◆ **Task brief**:
Return the lines below exactly, from the first line to the line that contains "b_y_ticks = [0, 50, 100, 150, 200, 250, 300]". Leave out pictures.

--- Start Records provided ---

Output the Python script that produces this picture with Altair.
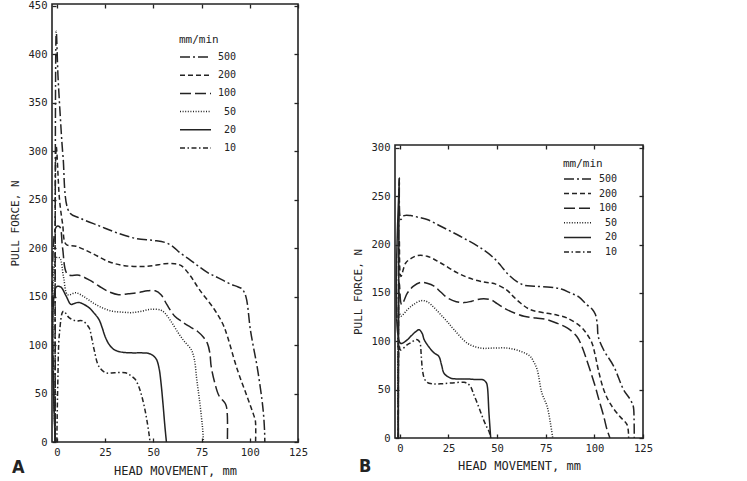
import altair as alt
import pandas as pd

speeds = ["500", "200", "100", "50", "20", "10"]
dashes = [[10, 3, 2, 3], [5, 3], [11, 4], [1, 1.6], [1, 0], [5, 2.5, 1.5, 2.5]]
x_ticks = [0, 25, 50, 75, 100, 125]
a_y_ticks = [0, 50, 100, 150, 200, 250, 300, 350, 400, 450]
b_y_ticks = [0, 50, 100, 150, 200, 250, 300]

# ---------------- Panel A ----------------
a_x = {
    "500": [-0.8, -0.3, 0.6, 1.8, 3.2, 6.5, 12, 22, 31, 41, 50, 56, 60, 64, 69, 73, 78, 82, 86, 90, 94, 96, 98, 100.3, 102, 103.8, 106.3, 107.2, 107.7, 107.8],
    "200": [-0.8, -0.3, 1.4, 3, 4.8, 10, 18, 27, 35, 44, 50, 56, 61, 64.5, 69, 74, 81.6, 86, 88.4, 93.5, 98.6, 102, 102.9, 103],
    "100": [-0.8, -0.3, 1.5, 3, 5.6, 11.6, 17, 21.8, 27, 32, 37, 42, 47, 51, 54, 57, 61, 65, 68, 73, 76, 78, 79.3, 80, 82, 84, 87.5, 88.3, 88.4],
    "50": [-0.8, -0.3, 1.5, 3.5, 5.6, 9.9, 14, 18.4, 23, 28.7, 34, 38.9, 44, 49, 54, 56, 59, 62.8, 66, 69.6, 71.3, 72.5, 73.9, 75, 75.6, 76],
    "20": [-0.8, -0.3, 2, 4.8, 7.3, 9, 11.6, 14, 16.7, 19.3, 21.8, 23.5, 25, 27, 29.5, 33, 38.9, 44, 47.4, 50, 51.7, 53, 54, 55, 56, 56.8],
    "10": [0, 0.5, 1.4, 3.4, 6.5, 10, 13.3, 16.7, 18, 19.3, 21.8, 25.3, 30, 35.5, 38, 40.6, 42.5, 44, 45.5, 46.6, 47.8, 48.3],
}
a_y = {
    "500": [0, 424, 378, 336, 295, 237, 231, 223, 216, 210, 208, 206, 202, 195, 188, 182, 175, 171, 167, 163, 160, 158, 150, 116, 97, 78, 44, 27, 10, 0],
    "200": [0, 305, 250, 225, 204, 202, 195, 186, 182, 181, 182, 184, 184, 182, 172, 157, 137, 122, 109, 75, 47, 28, 22, 0],
    "100": [0, 222, 222, 200, 173, 172, 167, 161, 155, 152, 153, 154, 156, 156, 152, 142, 130, 124, 120, 114, 108, 102, 92, 78, 60, 48, 39, 30, 0],
    "50": [0, 190, 190, 170, 152, 154, 150, 144, 139, 135, 134, 133.5, 135, 137, 136, 133, 125, 113, 104, 95.6, 85, 65, 44, 25, 13, 0],
    "20": [0, 160, 160, 150.7, 142, 143, 144, 142, 138.6, 133, 126.6, 118, 109, 101, 95.6, 93, 92, 92, 91.5, 89, 85, 76, 61, 40, 16.5, 0],
    "10": [0, 60, 113, 135, 128, 125, 125, 118, 108, 95.6, 78, 71.5, 71.5, 71.5, 69, 64.7, 57, 47.5, 35, 23.4, 8, 0],
}

# ---------------- Panel B ----------------
b_x = {
    "500": [-0.8, -0.3, 0.5, 2.2, 5.6, 10, 14, 21, 31, 41.5, 48.4, 52, 55, 60, 64, 69, 77.4, 83, 87.7, 92, 96, 99, 100.5, 101.5, 102, 104.8, 110, 115, 118.5, 120, 120.4, 120.5],
    "200": [-0.8, -0.3, 0.5, 3, 6, 9, 14, 21, 29.6, 38, 44, 48.4, 55, 58, 62, 67, 75.7, 81, 86, 92.8, 96, 98.8, 100.5, 102, 104.8, 108, 113, 116.8, 117.6],
    "100": [-0.8, -0.3, 0.9, 3.9, 7, 10.8, 14, 17.6, 21, 24.4, 29, 33, 37, 41.5, 46.7, 50, 55, 63.8, 70, 75.7, 81, 86, 91, 93.5, 96, 100.5, 102, 104.8, 106.5, 108],
    "50": [-0.8, -0.3, 0.5, 3.9, 7, 10.8, 14, 17.5, 21, 24.5, 27.9, 34.7, 41.5, 48, 55, 62, 67, 69, 70.6, 73, 75.7, 77.4, 78.6],
    "20": [-0.8, -0.3, 0.3, 3.9, 6, 8.2, 9.9, 11.5, 12.5, 15, 17.6, 20, 21.5, 22.7, 26, 30, 34.7, 39, 43, 44.5, 45, 45.8, 46.7],
    "10": [-0.8, -0.3, 0.3, 3.9, 6, 8.2, 9.5, 10.4, 11, 11.6, 12.5, 14, 17, 21, 27, 33, 35, 36.4, 38, 39.8, 41.5, 43, 44.5, 45.8, 46.7],
}
b_y = {
    "500": [0, 269, 226, 230, 230, 228, 226, 219, 208.6, 196.6, 186, 178, 170.7, 162, 158, 157, 156, 154, 150, 146, 138, 133, 128, 118, 105, 91, 74, 50, 39.6, 32.8, 20, 0],
    "200": [0, 205, 167, 181, 186, 188.6, 188, 181, 170.7, 163.8, 161, 159.7, 153, 147, 139.6, 132.8, 129, 127, 124, 115.5, 108, 98, 85, 70.7, 50, 36, 22.4, 13.8, 0],
    "100": [0, 160, 138, 150, 157, 161, 160, 157, 151, 145, 141, 140, 141.5, 143.8, 143, 139, 132.8, 125.9, 124, 122.4, 118.5, 113.8, 105, 95, 81, 53, 42, 22.4, 8.6, 0],
    "50": [0, 130, 126, 132.8, 138, 142, 141, 135, 127.6, 120, 112, 98, 93, 93, 93, 89.7, 84.5, 78, 70.7, 46.6, 32.8, 15.5, 0],
    "20": [0, 268, 98, 101.7, 106, 110, 112, 108, 101.7, 94, 88, 84.5, 75, 67, 62, 61, 61, 60.5, 60, 57, 53, 26, 0],
    "10": [0, 95, 91, 96.6, 99, 101.7, 101, 98, 85, 70.7, 62, 57.6, 56, 56, 57, 57.6, 56, 53, 45, 36, 27, 19, 12, 7, 0],
}

legend_title = "mm/min"
x_title = "HEAD MOVEMENT, mm"
y_title = "PULL FORCE, N"

INK = "#232323"
MONO = "DejaVu Sans Mono"
LETTER_FONT = "Liberation Sans Narrow, DejaVu Sans Condensed, DejaVu Sans"


def long_df(xs, ys):
    rows = []
    for s in speeds:
        for i, (xv, yv) in enumerate(zip(xs[s], ys[s])):
            rows.append({"speed": s, "i": i, "x": xv, "y": yv})
    return pd.DataFrame(rows)


dash_scale = alt.Scale(domain=speeds, range=dashes)


def panel(df, W, H, ymax, yticks, leg_range, leg_x0, leg_x1, leg_lab_x, head_x, head_y,
          letter, letter_x, letter_y, title_pad_x):
    xs = alt.Scale(domain=[-2.5, 125], nice=False, zero=False)
    ys = alt.Scale(domain=[0, ymax], nice=False)
    tick_style = dict(tickSize=4, offset=-4, domain=False, grid=False,
                      tickColor=INK, tickWidth=1.3)
    curves = alt.Chart(df).mark_line(color=INK, strokeWidth=1.5,
                                     interpolate="catmull-rom").encode(
        x=alt.X("x:Q", scale=xs,
                axis=alt.Axis(orient="bottom", values=x_ticks, title=x_title,
                              labelPadding=5, titlePadding=title_pad_x, labelFlush=False,
                              titleFontSize=12, **tick_style)),
        y=alt.Y("y:Q", scale=ys,
                axis=alt.Axis(orient="left", values=yticks, title=y_title,
                              labelPadding=5, titlePadding=8, titleFontSize=11,
                              **tick_style)),
        strokeDash=alt.StrokeDash("speed:N", scale=dash_scale, legend=None),
        order="i:Q",
    )
    mirror = alt.Chart(df).mark_line(opacity=0).encode(
        x=alt.X("x:Q", scale=xs,
                axis=alt.Axis(orient="top", values=x_ticks, title="", labels=False,
                              **tick_style)),
        y=alt.Y("y:Q", scale=ys,
                axis=alt.Axis(orient="right", values=yticks, title="", labels=False,
                              **tick_style)),
        detail="speed:N",
        order="i:Q",
    )
    leg_df = pd.DataFrame({"speed": speeds, "row": list(range(len(speeds)))})
    row_scale = alt.Scale(domain=[0, len(speeds) - 1], range=leg_range)
    rules = alt.Chart(leg_df).mark_rule(color=INK, strokeWidth=1.5).encode(
        x=alt.value(leg_x0), x2=alt.value(leg_x1),
        y=alt.Y("row:Q", scale=row_scale, axis=None),
        strokeDash=alt.StrokeDash("speed:N", scale=dash_scale, legend=None),
    )
    labels = alt.Chart(leg_df).mark_text(align="right", baseline="middle", font=MONO,
                                         fontSize=10, color=INK).encode(
        x=alt.value(leg_lab_x),
        y=alt.Y("row:Q", scale=row_scale, axis=None),
        text="speed:N",
    )
    header = alt.Chart(pd.DataFrame({"t": [legend_title]})).mark_text(
        align="left", baseline="middle", font=MONO, fontSize=11, color=INK).encode(
        x=alt.value(head_x), y=alt.value(head_y), text="t:N")
    let = alt.Chart(pd.DataFrame({"t": [letter]})).mark_text(
        align="left", baseline="alphabetic", font=LETTER_FONT, fontSize=18,
        fontWeight="bold", color=INK).encode(
        x=alt.value(letter_x), y=alt.value(letter_y), text="t:N")
    frame = alt.Chart(pd.DataFrame({"t": [0]})).mark_rect(
        filled=False, stroke=INK, strokeWidth=1.6).encode(
        x=alt.value(0), x2=alt.value(W), y=alt.value(0), y2=alt.value(H))
    return alt.layer(curves, mirror, rules, labels, header, let, frame).resolve_scale(
        y="independent").resolve_axis(x="independent", y="independent").properties(
        width=W, height=H)


panel_a = panel(long_df(a_x, a_y), 246, 438, 452, a_y_ticks, [53, 144], 128, 159, 184,
                127, 36, "A", -40, 469, 8)
panel_b = panel(long_df(b_x, b_y), 248, 293, 303, b_y_ticks, [34, 107], 169, 196, 222,
                168, 19, "B", -36, 327, 7)

spacer = alt.Chart(pd.DataFrame({"t": [""]})).mark_text().encode(text="t:N").properties(
    width=248, height=138)

chart = alt.hconcat(
    panel_a, alt.vconcat(spacer, panel_b, spacing=0), spacing=44
).properties(
    padding={"left": 9, "top": 0, "right": 5, "bottom": 5},
    background="white",
).configure_view(strokeWidth=0).configure_axis(
    labelFont=MONO, labelFontSize=10.5, labelColor=INK,
    titleFont=MONO, titleColor=INK, titleFontWeight="normal",
)

chart.save("out.html", embed_options={"renderer": "svg", "actions": False})
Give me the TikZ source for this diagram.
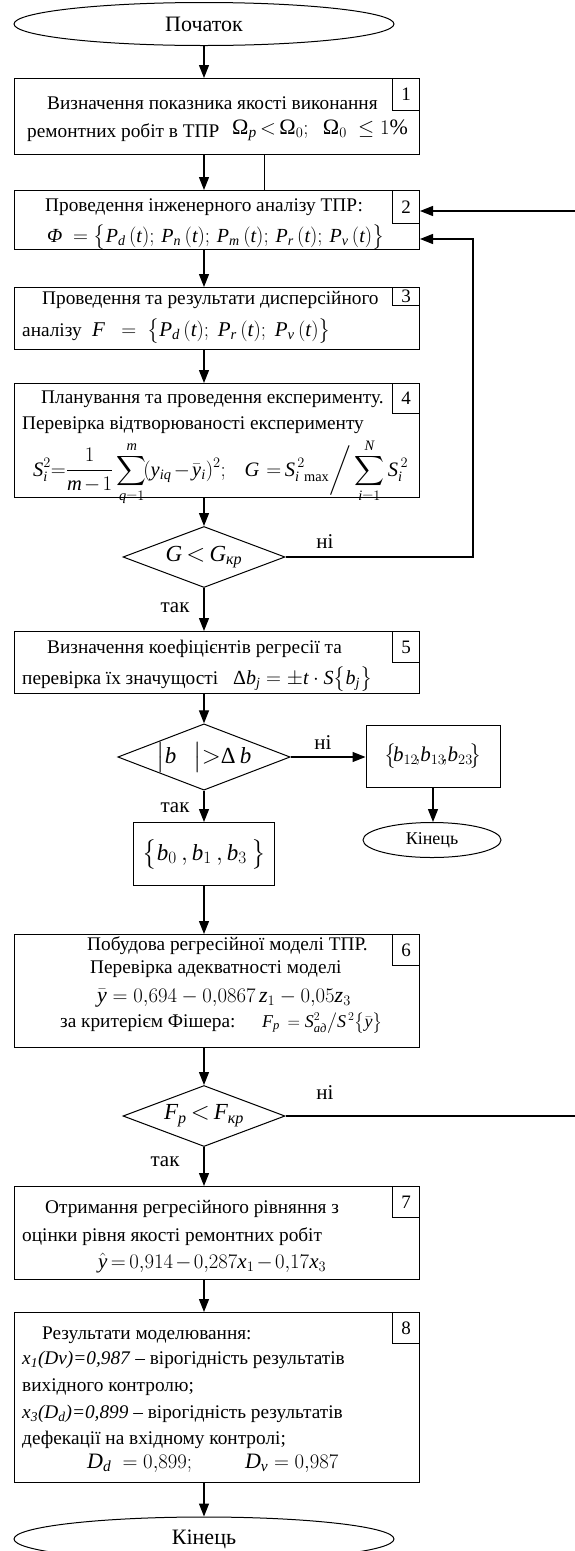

--- End Records provided ---

◆ **The answer**:
Output the Python script that produces this picture with Altair.
import altair as alt
import pandas as pd

speeds = ["500", "200", "100", "50", "20", "10"]
dashes = [[10, 3, 2, 3], [5, 3], [11, 4], [1, 1.6], [1, 0], [5, 2.5, 1.5, 2.5]]
x_ticks = [0, 25, 50, 75, 100, 125]
a_y_ticks = [0, 50, 100, 150, 200, 250, 300, 350, 400, 450]
b_y_ticks = [0, 50, 100, 150, 200, 250, 300]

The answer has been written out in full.